▶ Problem statement: Return only those lines from the line containing "Generate a LaTeX" to the line containing "(0,0) rectangle (1197,999);", both included, and please omit the pictures.

▶ Data entries:
● ● ● ● ● ● ●

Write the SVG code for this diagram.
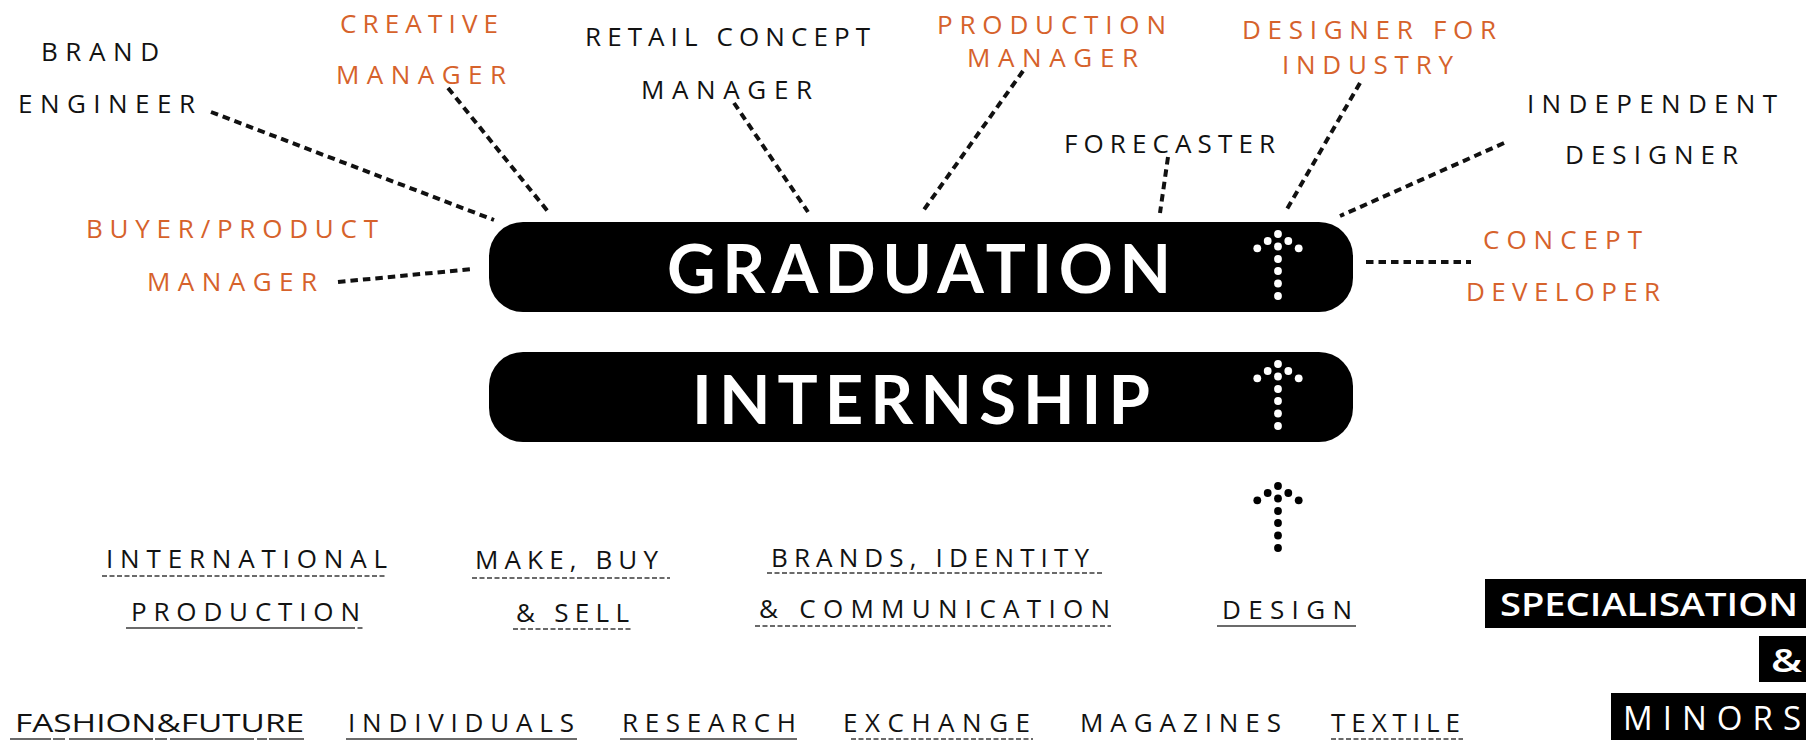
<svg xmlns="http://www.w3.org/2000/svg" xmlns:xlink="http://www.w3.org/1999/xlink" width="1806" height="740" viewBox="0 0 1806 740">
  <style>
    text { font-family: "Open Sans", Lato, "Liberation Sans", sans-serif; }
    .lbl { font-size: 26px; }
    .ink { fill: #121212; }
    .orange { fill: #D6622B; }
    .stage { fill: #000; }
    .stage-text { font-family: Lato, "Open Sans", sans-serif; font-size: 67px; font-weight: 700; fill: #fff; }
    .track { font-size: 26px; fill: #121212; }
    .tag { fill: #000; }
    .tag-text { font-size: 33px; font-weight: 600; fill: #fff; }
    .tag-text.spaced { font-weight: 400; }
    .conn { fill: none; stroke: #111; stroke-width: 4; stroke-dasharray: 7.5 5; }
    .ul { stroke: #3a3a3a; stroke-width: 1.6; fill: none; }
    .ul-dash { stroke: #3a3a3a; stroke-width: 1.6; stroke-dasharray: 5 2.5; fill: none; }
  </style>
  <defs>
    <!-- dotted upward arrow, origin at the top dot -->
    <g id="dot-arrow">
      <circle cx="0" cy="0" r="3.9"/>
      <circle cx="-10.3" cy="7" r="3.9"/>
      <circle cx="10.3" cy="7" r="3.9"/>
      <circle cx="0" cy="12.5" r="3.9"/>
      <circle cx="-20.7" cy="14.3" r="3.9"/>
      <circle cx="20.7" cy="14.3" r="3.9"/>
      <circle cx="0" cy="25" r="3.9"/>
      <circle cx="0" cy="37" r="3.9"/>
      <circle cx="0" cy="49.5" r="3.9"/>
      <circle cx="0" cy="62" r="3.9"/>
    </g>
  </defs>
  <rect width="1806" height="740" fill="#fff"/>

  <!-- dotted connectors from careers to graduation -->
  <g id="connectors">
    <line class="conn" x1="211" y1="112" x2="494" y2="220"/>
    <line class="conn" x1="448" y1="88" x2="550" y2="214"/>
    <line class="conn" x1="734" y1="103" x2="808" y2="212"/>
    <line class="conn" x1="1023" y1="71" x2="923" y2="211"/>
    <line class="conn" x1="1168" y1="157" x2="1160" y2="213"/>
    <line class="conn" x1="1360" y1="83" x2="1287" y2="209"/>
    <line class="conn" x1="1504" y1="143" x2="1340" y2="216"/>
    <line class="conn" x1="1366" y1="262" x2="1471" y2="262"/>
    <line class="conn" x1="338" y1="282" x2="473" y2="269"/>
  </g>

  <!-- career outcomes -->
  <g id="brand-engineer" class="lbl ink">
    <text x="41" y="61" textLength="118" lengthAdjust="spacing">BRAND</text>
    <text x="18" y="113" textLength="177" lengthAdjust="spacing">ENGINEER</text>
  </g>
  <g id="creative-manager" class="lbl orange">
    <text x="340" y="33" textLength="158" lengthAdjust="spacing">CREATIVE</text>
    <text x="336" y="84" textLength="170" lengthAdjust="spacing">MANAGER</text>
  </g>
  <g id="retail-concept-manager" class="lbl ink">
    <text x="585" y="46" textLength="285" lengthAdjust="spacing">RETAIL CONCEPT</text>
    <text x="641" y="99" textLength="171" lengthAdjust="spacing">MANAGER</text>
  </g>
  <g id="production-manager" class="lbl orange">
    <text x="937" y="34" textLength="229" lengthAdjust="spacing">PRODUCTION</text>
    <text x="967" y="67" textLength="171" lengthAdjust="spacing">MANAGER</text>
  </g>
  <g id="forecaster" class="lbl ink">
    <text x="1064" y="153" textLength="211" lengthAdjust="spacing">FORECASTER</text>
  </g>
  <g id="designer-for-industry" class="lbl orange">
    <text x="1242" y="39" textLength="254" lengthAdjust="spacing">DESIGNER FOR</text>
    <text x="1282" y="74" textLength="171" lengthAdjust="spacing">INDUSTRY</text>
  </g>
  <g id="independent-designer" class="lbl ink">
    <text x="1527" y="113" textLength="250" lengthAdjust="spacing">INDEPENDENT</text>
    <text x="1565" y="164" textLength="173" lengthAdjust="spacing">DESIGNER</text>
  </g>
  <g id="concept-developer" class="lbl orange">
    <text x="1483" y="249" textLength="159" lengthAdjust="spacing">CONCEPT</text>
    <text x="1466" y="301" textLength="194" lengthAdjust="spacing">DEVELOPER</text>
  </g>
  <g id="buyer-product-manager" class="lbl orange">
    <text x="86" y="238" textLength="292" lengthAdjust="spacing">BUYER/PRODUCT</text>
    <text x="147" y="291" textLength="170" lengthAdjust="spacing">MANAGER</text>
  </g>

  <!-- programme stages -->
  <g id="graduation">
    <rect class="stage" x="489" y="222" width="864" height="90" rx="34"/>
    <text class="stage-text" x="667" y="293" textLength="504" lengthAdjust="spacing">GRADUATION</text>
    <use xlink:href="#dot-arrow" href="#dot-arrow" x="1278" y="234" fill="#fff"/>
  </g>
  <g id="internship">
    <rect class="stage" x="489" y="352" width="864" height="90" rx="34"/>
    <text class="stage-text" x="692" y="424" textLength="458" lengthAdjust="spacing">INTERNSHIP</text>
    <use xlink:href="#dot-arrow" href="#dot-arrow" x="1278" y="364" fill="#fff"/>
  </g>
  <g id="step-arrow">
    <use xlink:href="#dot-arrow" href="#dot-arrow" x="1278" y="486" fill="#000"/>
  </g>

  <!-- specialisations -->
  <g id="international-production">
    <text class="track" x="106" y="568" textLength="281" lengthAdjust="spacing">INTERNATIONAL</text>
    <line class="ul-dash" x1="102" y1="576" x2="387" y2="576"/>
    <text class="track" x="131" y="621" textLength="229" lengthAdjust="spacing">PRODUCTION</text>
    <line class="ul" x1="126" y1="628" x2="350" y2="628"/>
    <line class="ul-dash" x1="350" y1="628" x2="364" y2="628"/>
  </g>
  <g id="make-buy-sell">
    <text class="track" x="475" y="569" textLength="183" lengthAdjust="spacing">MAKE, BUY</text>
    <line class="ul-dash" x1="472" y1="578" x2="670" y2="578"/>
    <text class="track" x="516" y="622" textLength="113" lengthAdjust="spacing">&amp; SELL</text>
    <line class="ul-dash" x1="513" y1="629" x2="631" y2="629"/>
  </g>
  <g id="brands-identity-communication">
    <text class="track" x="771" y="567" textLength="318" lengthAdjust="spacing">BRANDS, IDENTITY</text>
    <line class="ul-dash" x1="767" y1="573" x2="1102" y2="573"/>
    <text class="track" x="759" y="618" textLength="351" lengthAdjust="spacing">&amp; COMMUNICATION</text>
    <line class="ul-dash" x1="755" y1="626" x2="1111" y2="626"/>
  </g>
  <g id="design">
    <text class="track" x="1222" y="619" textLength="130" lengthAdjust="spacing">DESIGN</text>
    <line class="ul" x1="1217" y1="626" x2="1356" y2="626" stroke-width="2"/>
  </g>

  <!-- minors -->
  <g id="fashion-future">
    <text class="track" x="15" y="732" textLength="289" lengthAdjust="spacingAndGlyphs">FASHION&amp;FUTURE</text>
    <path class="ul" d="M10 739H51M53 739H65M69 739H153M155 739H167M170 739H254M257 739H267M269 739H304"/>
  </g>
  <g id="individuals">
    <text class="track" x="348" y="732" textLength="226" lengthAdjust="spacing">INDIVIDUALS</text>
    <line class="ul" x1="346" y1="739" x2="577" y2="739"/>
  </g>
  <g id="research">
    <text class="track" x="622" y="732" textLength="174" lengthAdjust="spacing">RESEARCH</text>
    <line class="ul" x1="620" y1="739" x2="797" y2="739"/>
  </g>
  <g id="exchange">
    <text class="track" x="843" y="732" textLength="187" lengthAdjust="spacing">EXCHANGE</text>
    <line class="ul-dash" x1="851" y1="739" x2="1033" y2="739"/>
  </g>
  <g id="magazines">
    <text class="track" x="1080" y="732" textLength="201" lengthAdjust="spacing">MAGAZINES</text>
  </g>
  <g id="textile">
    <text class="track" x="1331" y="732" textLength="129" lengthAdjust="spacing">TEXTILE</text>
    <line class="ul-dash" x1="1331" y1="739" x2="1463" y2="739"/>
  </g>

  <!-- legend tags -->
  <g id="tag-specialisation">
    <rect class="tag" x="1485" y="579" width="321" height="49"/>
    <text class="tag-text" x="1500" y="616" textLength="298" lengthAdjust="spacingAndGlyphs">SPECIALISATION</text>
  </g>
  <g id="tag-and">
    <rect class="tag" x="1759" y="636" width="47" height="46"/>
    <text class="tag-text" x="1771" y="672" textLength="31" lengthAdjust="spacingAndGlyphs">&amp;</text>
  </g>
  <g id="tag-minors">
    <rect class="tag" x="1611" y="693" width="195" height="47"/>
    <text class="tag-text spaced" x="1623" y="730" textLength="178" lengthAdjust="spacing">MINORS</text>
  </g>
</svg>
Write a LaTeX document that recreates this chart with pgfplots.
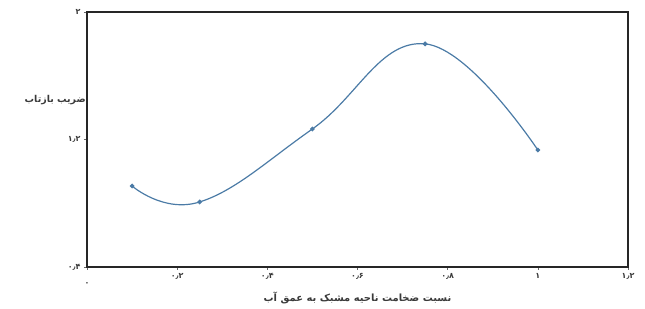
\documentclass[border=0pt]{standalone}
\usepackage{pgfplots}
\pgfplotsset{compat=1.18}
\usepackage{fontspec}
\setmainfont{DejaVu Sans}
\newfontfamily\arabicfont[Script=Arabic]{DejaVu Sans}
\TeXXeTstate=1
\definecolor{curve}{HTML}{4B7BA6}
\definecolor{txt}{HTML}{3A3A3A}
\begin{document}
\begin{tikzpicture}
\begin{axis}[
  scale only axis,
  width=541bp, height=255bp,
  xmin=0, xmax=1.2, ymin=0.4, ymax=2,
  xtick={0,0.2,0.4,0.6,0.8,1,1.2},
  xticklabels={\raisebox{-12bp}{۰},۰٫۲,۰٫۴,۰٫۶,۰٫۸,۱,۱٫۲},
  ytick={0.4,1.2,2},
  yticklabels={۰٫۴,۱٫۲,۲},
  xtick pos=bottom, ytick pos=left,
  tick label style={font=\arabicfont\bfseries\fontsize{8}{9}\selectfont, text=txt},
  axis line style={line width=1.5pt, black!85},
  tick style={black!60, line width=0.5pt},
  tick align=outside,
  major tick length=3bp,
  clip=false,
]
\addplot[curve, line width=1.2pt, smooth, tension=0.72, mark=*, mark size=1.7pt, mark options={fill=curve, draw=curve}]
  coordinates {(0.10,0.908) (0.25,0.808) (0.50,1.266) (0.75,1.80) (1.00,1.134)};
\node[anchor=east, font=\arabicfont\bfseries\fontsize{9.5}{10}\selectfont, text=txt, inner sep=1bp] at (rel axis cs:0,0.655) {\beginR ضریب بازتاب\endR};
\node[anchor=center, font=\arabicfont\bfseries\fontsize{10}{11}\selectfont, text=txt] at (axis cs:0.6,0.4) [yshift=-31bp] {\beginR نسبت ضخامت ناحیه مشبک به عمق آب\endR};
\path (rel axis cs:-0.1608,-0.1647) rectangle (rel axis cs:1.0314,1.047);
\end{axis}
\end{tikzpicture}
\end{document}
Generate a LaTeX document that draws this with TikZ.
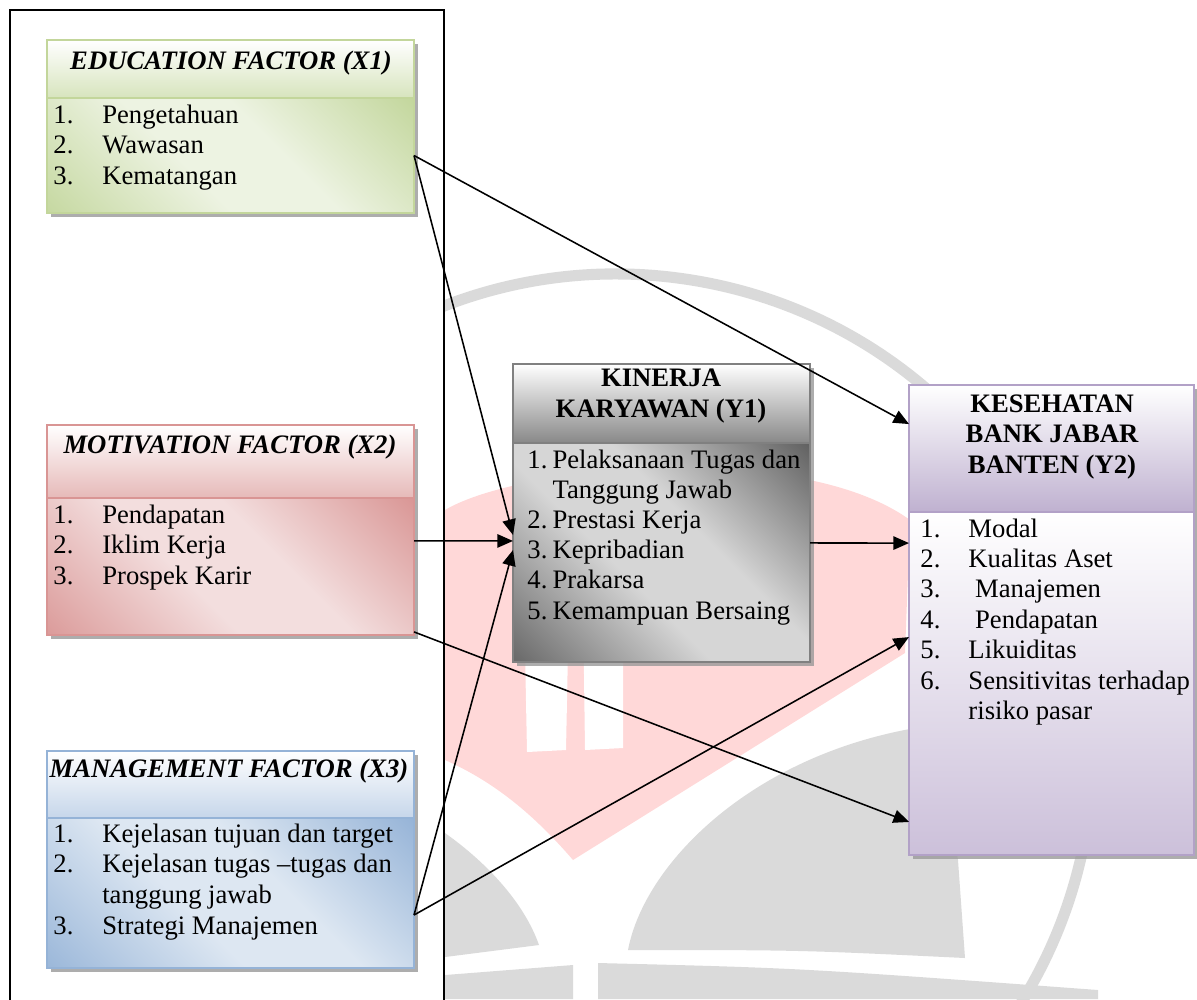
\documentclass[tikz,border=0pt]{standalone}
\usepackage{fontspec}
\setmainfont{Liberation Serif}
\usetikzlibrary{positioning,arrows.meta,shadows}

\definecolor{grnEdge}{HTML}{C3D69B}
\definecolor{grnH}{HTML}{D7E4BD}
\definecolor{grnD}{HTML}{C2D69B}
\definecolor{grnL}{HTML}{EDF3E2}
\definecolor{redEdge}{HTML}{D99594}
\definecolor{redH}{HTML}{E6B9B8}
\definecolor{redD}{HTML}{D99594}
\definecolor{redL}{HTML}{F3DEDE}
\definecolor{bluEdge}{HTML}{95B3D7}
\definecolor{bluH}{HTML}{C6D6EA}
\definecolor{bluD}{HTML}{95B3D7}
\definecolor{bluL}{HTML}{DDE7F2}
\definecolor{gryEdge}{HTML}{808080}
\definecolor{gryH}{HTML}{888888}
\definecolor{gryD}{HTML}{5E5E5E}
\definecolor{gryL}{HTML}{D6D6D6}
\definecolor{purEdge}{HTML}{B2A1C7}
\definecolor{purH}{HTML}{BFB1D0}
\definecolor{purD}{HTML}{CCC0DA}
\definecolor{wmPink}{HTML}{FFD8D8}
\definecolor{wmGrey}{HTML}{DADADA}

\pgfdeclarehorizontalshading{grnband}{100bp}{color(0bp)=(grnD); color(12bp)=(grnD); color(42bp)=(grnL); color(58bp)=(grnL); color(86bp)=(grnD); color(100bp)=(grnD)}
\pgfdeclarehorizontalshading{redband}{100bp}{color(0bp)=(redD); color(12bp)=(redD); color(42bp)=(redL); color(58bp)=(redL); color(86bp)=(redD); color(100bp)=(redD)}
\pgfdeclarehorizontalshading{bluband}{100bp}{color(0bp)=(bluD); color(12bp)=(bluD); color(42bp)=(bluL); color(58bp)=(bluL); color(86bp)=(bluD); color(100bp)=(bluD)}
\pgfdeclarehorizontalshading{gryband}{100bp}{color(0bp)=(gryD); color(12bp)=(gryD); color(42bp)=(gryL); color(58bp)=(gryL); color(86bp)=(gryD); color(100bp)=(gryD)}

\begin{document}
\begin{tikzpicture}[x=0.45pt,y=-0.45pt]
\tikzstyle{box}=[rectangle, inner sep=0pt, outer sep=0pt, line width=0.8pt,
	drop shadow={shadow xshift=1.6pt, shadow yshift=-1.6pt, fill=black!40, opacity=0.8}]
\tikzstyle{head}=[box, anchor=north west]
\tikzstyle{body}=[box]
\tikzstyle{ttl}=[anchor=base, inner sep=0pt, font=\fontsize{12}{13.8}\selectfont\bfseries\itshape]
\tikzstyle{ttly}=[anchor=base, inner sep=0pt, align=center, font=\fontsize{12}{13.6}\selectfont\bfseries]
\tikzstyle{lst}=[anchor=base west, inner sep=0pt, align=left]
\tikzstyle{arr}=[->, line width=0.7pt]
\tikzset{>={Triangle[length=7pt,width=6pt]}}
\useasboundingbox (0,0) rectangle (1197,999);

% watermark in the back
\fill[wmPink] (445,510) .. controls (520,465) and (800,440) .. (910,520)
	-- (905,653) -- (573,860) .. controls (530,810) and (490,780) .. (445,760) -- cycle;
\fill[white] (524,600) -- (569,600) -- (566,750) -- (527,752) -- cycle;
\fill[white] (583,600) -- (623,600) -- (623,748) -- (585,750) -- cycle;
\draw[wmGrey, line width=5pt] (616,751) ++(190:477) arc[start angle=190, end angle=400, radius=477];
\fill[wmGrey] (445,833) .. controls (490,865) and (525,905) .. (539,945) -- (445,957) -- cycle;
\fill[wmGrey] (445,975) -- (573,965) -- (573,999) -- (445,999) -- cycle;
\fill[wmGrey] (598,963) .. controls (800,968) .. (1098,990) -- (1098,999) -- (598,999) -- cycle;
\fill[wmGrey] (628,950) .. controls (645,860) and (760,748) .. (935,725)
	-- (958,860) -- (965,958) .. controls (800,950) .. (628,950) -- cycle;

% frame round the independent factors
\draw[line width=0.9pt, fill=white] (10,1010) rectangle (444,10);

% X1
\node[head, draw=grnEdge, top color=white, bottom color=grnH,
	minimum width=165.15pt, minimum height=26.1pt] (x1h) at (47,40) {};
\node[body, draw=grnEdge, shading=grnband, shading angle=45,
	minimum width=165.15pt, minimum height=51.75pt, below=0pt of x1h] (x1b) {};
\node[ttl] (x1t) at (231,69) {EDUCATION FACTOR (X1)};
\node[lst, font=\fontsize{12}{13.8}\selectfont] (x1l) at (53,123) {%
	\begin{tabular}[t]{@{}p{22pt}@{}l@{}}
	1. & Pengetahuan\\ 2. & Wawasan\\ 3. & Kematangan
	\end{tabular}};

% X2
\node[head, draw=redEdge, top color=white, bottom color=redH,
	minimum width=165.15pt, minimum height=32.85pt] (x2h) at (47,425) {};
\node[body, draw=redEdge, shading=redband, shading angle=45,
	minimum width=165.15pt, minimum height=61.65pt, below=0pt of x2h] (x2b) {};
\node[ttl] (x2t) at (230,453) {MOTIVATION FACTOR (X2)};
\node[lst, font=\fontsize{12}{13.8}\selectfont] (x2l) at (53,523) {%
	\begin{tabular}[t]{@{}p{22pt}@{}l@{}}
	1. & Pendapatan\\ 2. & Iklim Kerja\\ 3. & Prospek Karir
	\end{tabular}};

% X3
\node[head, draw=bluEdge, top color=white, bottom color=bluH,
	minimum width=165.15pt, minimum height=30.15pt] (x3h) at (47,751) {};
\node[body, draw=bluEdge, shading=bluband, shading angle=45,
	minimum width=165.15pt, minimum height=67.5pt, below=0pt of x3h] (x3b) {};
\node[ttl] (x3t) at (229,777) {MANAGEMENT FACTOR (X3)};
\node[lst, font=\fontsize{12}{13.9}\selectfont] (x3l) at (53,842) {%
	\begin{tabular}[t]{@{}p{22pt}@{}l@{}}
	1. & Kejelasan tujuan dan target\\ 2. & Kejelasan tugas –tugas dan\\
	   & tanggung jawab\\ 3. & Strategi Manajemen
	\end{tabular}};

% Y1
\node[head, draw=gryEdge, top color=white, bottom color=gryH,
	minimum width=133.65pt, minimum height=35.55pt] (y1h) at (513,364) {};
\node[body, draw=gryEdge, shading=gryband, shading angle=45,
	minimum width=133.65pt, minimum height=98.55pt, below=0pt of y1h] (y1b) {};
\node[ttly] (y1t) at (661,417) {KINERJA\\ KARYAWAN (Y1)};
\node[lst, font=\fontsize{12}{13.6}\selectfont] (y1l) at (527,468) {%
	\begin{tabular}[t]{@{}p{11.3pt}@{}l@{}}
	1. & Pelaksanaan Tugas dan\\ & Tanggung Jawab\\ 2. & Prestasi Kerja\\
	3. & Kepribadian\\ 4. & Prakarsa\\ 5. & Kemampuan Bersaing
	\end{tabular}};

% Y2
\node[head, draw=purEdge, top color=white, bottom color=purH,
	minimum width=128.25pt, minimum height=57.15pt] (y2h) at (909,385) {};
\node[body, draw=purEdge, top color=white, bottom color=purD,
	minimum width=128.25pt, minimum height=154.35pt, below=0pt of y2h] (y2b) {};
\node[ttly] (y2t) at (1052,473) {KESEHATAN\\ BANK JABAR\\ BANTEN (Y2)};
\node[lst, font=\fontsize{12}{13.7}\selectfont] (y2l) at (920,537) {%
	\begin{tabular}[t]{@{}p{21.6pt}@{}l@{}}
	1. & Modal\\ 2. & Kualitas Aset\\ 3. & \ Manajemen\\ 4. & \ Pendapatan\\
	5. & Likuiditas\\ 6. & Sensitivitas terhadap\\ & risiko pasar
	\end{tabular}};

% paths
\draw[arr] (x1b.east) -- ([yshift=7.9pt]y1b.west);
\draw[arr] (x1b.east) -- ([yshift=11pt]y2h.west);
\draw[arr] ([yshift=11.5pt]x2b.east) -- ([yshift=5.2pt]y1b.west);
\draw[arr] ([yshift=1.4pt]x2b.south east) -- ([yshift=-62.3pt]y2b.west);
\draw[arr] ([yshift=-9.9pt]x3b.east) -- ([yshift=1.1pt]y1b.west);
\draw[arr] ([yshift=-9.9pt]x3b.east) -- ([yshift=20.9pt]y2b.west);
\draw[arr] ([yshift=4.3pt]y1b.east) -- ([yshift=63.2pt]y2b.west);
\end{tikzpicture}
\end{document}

● ● ● ● ● ● ●

▶ Solution:
Generate a LaTeX document that draws this with TikZ.
\documentclass[tikz,border=0pt]{standalone}
\usepackage{fontspec}
\setmainfont{Liberation Serif}
\usetikzlibrary{positioning,arrows.meta,shadows}

\definecolor{grnEdge}{HTML}{C3D69B}
\definecolor{grnH}{HTML}{D7E4BD}
\definecolor{grnD}{HTML}{C2D69B}
\definecolor{grnL}{HTML}{EDF3E2}
\definecolor{redEdge}{HTML}{D99594}
\definecolor{redH}{HTML}{E6B9B8}
\definecolor{redD}{HTML}{D99594}
\definecolor{redL}{HTML}{F3DEDE}
\definecolor{bluEdge}{HTML}{95B3D7}
\definecolor{bluH}{HTML}{C6D6EA}
\definecolor{bluD}{HTML}{95B3D7}
\definecolor{bluL}{HTML}{DDE7F2}
\definecolor{gryEdge}{HTML}{808080}
\definecolor{gryH}{HTML}{888888}
\definecolor{gryD}{HTML}{5E5E5E}
\definecolor{gryL}{HTML}{D6D6D6}
\definecolor{purEdge}{HTML}{B2A1C7}
\definecolor{purH}{HTML}{BFB1D0}
\definecolor{purD}{HTML}{CCC0DA}
\definecolor{wmPink}{HTML}{FFD8D8}
\definecolor{wmGrey}{HTML}{DADADA}

\pgfdeclarehorizontalshading{grnband}{100bp}{color(0bp)=(grnD); color(12bp)=(grnD); color(42bp)=(grnL); color(58bp)=(grnL); color(86bp)=(grnD); color(100bp)=(grnD)}
\pgfdeclarehorizontalshading{redband}{100bp}{color(0bp)=(redD); color(12bp)=(redD); color(42bp)=(redL); color(58bp)=(redL); color(86bp)=(redD); color(100bp)=(redD)}
\pgfdeclarehorizontalshading{bluband}{100bp}{color(0bp)=(bluD); color(12bp)=(bluD); color(42bp)=(bluL); color(58bp)=(bluL); color(86bp)=(bluD); color(100bp)=(bluD)}
\pgfdeclarehorizontalshading{gryband}{100bp}{color(0bp)=(gryD); color(12bp)=(gryD); color(42bp)=(gryL); color(58bp)=(gryL); color(86bp)=(gryD); color(100bp)=(gryD)}

\begin{document}
\begin{tikzpicture}[x=0.45pt,y=-0.45pt]
\tikzstyle{box}=[rectangle, inner sep=0pt, outer sep=0pt, line width=0.8pt,
	drop shadow={shadow xshift=1.6pt, shadow yshift=-1.6pt, fill=black!40, opacity=0.8}]
\tikzstyle{head}=[box, anchor=north west]
\tikzstyle{body}=[box]
\tikzstyle{ttl}=[anchor=base, inner sep=0pt, font=\fontsize{12}{13.8}\selectfont\bfseries\itshape]
\tikzstyle{ttly}=[anchor=base, inner sep=0pt, align=center, font=\fontsize{12}{13.6}\selectfont\bfseries]
\tikzstyle{lst}=[anchor=base west, inner sep=0pt, align=left]
\tikzstyle{arr}=[->, line width=0.7pt]
\tikzset{>={Triangle[length=7pt,width=6pt]}}
\useasboundingbox (0,0) rectangle (1197,999);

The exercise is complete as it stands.